Although the Legislative Budget Board’s fiscal note anticipates no fiscal impact to the state or local governments, this should not be interpreted as an absence of financial consequence. Rather, the bill shifts costs entirely to private property owners within affected tourism PIDs, while simultaneously expanding the influence of private hotel industry actors over the imposition and use of those assessments. The absence of governmental fiscal impact does not resolve concerns related to fairness, property rights, or the risk of compelled subsidisation of private marketing efforts.

Taken together, these changes weaken fundamental protections around private property rights, reduce the transparency and accountability expected of a quasi‑public assessment mechanism, and create the potential for benefiting select commercial interests at the expense of others. Creating or expanding a district capable of levying binding assessments should require clear, direct, and owner‑driven consent, something this bill erodes rather than strengthens. For these reasons, Texas Policy Research recommends that lawmakers vote NO on HB 3509.

  • Individual Liberty: The bill weakens individual liberty by enabling hotel managers or management‑company employees, not necessarily property owners, to initiate Public Improvement District (PID) formation and bind others to assessment obligations. Because assessments function similarly to taxes, granting non‑owners the ability to trigger them expands the power of private actors to impose financial burdens on others without requiring democratic or ownership-based consent. This erodes the principle that individuals should not be compelled into financial obligations without meaningful representation.

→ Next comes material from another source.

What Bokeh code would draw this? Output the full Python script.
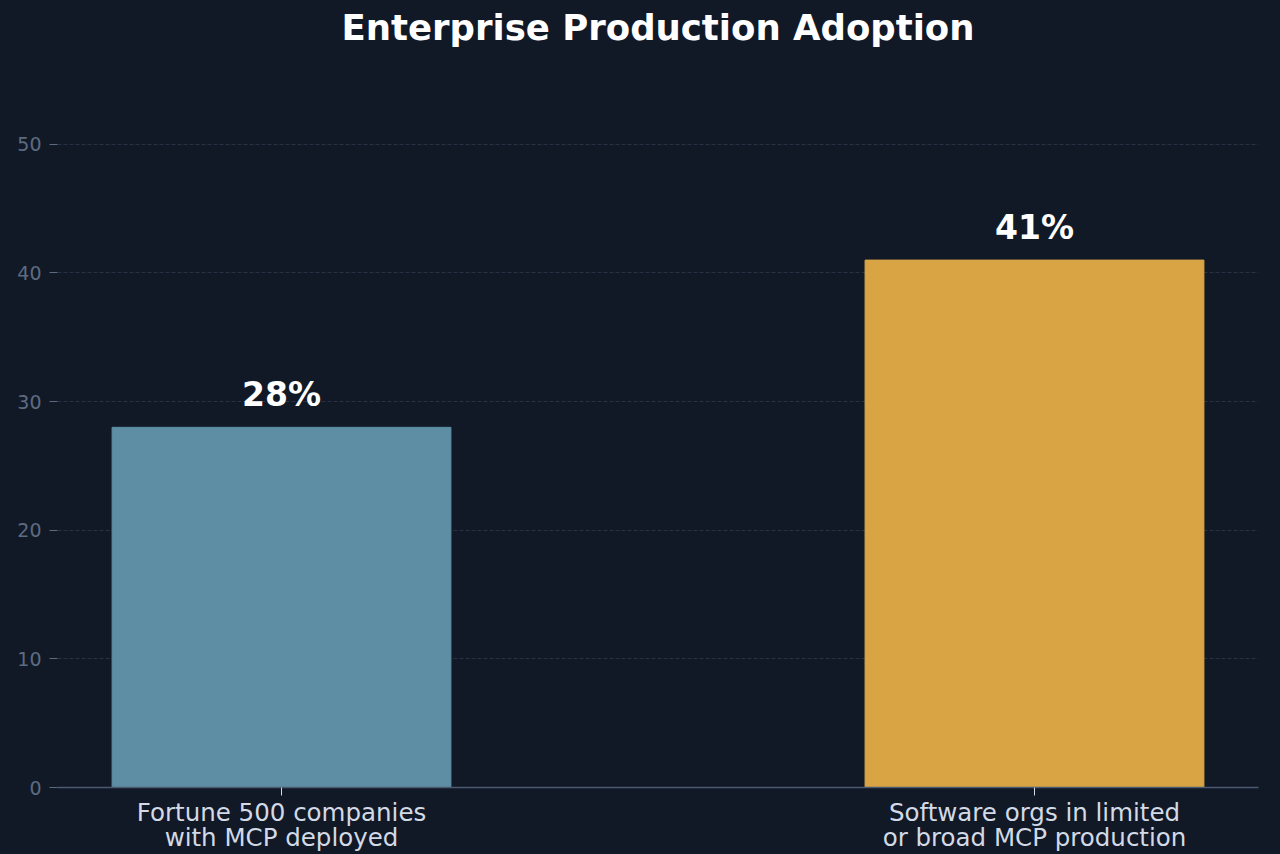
from bokeh.plotting import figure
from bokeh.models import Range1d, FixedTicker, ColumnDataSource, LabelSet
from bokeh.core.properties import value
from bokeh.embed import file_html
from bokeh.resources import INLINE

# ---- data ----
categories = ["Fortune 500 companies\nwith MCP deployed",
              "Software orgs in limited\nor broad MCP production"]
values = [28, 41]
value_labels = ["28%", "41%"]
bar_colors = ["#5e8ea3", "#d9a443"]
y_ticks = [0, 10, 20, 30, 40, 50]

BG = "#111927"
FONT = "DejaVu Sans"

x_pos = list(range(len(categories)))
src = ColumnDataSource(dict(x=x_pos, top=values, color=bar_colors, lab=value_labels))

p = figure(width=1280, height=854, output_backend="svg", toolbar_location=None,
           x_range=Range1d(-0.2975, 1.2975), y_range=Range1d(0, 57.45),
           background_fill_color=BG, border_fill_color=BG,
           min_border_left=57, min_border_right=22, min_border_top=48,
           min_border_bottom=66,
           title="Enterprise Production Adoption")
p.outline_line_color = None

p.title.text_font = FONT
p.title.text_font_size = "35.5px"
p.title.text_font_style = "bold"
p.title.text_color = "#ffffff"
p.title.align = "center"
p.title.standoff = 2

p.vbar(x="x", top="top", width=0.45, color="color", source=src)

labels = LabelSet(x="x", y="top", text="lab", source=src, y_offset=21,
                  text_align="center", text_baseline="alphabetic",
                  text_font=value(FONT), text_font_size="33px",
                  text_font_style="bold", text_color="#ffffff")
p.add_layout(labels)

# x axis
p.xaxis.ticker = FixedTicker(ticks=x_pos)
p.xaxis.major_label_overrides = {i: c for i, c in zip(x_pos, categories)}
p.xaxis.major_label_text_font = FONT
p.xaxis.major_label_text_font_size = "24.5px"
p.xaxis.major_label_text_color = "#d3dae6"
p.xaxis.major_label_text_line_height = 0.87
p.xaxis.major_label_standoff = 2
p.xaxis.axis_line_color = "#4a5a70"
p.xaxis.axis_line_width = 1.5
p.xaxis.major_tick_line_color = "#d3dae6"
p.xaxis.major_tick_out = 8
p.xaxis.major_tick_in = 0
p.xaxis.minor_tick_line_color = None

# y axis
p.yaxis.ticker = FixedTicker(ticks=y_ticks)
p.yaxis.major_label_text_font = FONT
p.yaxis.major_label_text_font_size = "19px"
p.yaxis.major_label_text_color = "#5d6b80"
p.yaxis.axis_line_color = None
p.yaxis.major_tick_line_color = "#5d6b80"
p.yaxis.major_tick_out = 8
p.yaxis.major_tick_in = 0
p.yaxis.minor_tick_line_color = None
p.yaxis.major_label_standoff = 8

p.xgrid.grid_line_color = None
p.ygrid.grid_line_color = "#283244"
p.ygrid.grid_line_dash = "4 2"
p.ygrid.grid_line_width = 1

html = file_html(p, INLINE)
html = html.replace("<head>", "<head><style>html,body{background:#111927;}</style>", 1)
open("out.html", "w").write(html)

  • Personal Responsibility: The bill shifts responsibility for hotel marketing, promotion, and business recruitment away from individual hotel operators and onto collective assessment mechanisms enforced through local government. Instead of businesses bearing their own marketing costs, PIDs can fund industry‑driven promotional strategies. This blurs the line between private responsibility and public‑like financing, reducing incentives for hotels to independently manage their own promotional investments and market risks.
  • Free Enterprise: Free enterprise depends on fair competition and minimal government‑enabled distortion of markets. The bill risks undermining this principle by empowering large hotel groups and management companies to use a PID, a government-authorised assessment tool, to finance collective advertising or recruitment campaigns that may primarily benefit major industry players. Smaller or independent hotels, especially new entrants automatically included under the expanded definition of “hotel”, may be forced to pay assessments for marketing strategies they do not support. This effectively creates government‑backed industry cartels and distorts competitive market dynamics.
  • Private Property Rights: This bill most directly conflicts with private property rights. It replaces the requirement that owners sign PID petitions with a system allowing non‑owners to sign “on behalf of” property owners through written authorization statements. It also broadens the definition of “hotel” to include properties that begin operating after a PID is created, meaning future property owners may be assessed without having had any input in the petition process. Property rights are undermined when assessments, with the same binding legal effect as taxes, can be imposed without direct owner approval.
  • Limited Government: By repealing statutory limitations on the types of projects tourism PIDs may undertake, the bill expands the role of government in economic development rather than limiting it. The bill enables municipalities to facilitate broader, less‑restricted promotional activities for private businesses and weakens prior guardrails that confined PID usage to supplemental, public‑benefit services. This represents not only a growth of government power but also an entanglement of government authority with private sector interests, contrary to limited government principles.